INSTRUCTIONS TO FOLLOW:
Please print exactly the lines below, from the start of the material up to and including the line with "const f4 = [0.75, 2.3, 2.15, 3.2, 3.5, 3.85];", but none of the pictures.

STORED DATA:
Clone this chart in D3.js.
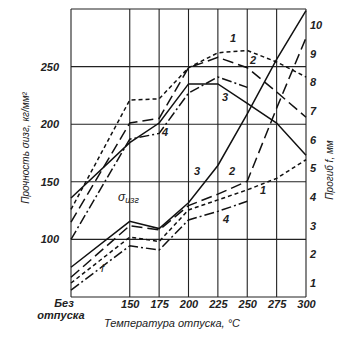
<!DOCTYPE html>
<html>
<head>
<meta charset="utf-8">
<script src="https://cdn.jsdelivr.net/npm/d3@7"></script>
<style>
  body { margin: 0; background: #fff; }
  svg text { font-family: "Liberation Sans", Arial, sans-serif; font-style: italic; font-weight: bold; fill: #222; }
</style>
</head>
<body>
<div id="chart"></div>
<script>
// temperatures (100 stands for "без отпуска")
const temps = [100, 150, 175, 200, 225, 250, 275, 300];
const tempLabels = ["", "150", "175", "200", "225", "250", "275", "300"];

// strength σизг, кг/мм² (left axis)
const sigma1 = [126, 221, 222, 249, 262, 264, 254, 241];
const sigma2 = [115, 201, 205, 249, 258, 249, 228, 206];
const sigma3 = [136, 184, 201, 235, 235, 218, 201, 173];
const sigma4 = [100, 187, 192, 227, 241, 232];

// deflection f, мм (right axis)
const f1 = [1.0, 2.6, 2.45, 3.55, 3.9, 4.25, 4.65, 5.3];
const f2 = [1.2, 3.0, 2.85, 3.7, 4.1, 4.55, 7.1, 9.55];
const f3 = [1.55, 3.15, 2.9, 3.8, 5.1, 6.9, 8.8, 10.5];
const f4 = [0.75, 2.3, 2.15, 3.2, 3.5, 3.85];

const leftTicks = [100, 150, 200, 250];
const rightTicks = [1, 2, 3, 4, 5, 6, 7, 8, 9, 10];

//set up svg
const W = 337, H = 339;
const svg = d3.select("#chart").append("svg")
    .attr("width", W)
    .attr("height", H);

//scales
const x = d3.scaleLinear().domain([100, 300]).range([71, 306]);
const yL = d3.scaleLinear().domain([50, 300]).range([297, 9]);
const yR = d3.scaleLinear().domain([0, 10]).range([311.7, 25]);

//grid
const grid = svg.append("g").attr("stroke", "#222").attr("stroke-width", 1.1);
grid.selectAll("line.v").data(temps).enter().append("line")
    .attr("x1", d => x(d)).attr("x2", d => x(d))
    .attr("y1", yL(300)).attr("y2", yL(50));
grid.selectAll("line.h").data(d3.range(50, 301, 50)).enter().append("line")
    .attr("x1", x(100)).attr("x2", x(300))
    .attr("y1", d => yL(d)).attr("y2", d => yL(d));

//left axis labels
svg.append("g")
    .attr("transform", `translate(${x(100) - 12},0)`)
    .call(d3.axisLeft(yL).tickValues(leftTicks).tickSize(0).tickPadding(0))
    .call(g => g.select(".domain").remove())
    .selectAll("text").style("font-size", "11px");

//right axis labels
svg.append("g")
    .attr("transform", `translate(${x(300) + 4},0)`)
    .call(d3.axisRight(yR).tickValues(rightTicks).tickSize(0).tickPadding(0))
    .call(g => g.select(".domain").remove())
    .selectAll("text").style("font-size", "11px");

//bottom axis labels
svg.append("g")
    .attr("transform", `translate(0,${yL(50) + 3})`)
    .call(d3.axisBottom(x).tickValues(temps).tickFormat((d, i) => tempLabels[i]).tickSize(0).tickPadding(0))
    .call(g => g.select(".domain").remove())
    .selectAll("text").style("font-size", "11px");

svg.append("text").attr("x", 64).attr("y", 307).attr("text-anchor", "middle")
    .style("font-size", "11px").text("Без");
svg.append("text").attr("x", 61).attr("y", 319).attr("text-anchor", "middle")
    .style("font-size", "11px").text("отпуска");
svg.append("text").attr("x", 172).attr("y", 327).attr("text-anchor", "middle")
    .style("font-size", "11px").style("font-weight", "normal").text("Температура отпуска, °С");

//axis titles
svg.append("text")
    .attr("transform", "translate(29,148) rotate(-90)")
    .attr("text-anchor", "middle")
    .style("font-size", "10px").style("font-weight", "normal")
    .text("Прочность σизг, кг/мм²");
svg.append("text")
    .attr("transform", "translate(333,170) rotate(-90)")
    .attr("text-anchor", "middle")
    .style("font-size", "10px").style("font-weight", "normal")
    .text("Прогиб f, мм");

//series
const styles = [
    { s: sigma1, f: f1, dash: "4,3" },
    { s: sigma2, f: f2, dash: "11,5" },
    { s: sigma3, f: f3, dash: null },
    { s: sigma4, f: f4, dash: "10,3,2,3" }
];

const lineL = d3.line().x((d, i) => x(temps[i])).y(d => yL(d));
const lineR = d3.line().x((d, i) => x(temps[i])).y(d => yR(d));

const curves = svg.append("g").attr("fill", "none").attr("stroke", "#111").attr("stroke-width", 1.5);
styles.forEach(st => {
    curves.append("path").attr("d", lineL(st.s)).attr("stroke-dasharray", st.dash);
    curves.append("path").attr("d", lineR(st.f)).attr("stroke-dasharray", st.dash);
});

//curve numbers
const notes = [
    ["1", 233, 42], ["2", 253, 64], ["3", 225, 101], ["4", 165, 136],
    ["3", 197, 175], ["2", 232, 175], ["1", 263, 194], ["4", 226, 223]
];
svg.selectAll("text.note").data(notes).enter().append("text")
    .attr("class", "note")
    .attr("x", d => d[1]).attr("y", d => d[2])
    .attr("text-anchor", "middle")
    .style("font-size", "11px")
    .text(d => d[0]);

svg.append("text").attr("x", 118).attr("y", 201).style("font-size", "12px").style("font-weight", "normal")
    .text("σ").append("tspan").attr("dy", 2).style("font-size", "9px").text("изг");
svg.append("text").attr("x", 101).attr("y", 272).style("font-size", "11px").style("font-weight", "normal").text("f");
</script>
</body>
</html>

WRITTEN RESPONSE:
Clone this chart in D3.js.
<!DOCTYPE html>
<html>
<head>
<meta charset="utf-8">
<script src="https://cdn.jsdelivr.net/npm/d3@7"></script>
<style>
  body { margin: 0; background: #fff; }
  svg text { font-family: "Liberation Sans", Arial, sans-serif; font-style: italic; font-weight: bold; fill: #222; }
</style>
</head>
<body>
<div id="chart"></div>
<script>
// temperatures (100 stands for "без отпуска")
const temps = [100, 150, 175, 200, 225, 250, 275, 300];
const tempLabels = ["", "150", "175", "200", "225", "250", "275", "300"];

// strength σизг, кг/мм² (left axis)
const sigma1 = [126, 221, 222, 249, 262, 264, 254, 241];
const sigma2 = [115, 201, 205, 249, 258, 249, 228, 206];
const sigma3 = [136, 184, 201, 235, 235, 218, 201, 173];
const sigma4 = [100, 187, 192, 227, 241, 232];

// deflection f, мм (right axis)
const f1 = [1.0, 2.6, 2.45, 3.55, 3.9, 4.25, 4.65, 5.3];
const f2 = [1.2, 3.0, 2.85, 3.7, 4.1, 4.55, 7.1, 9.55];
const f3 = [1.55, 3.15, 2.9, 3.8, 5.1, 6.9, 8.8, 10.5];
const f4 = [0.75, 2.3, 2.15, 3.2, 3.5, 3.85];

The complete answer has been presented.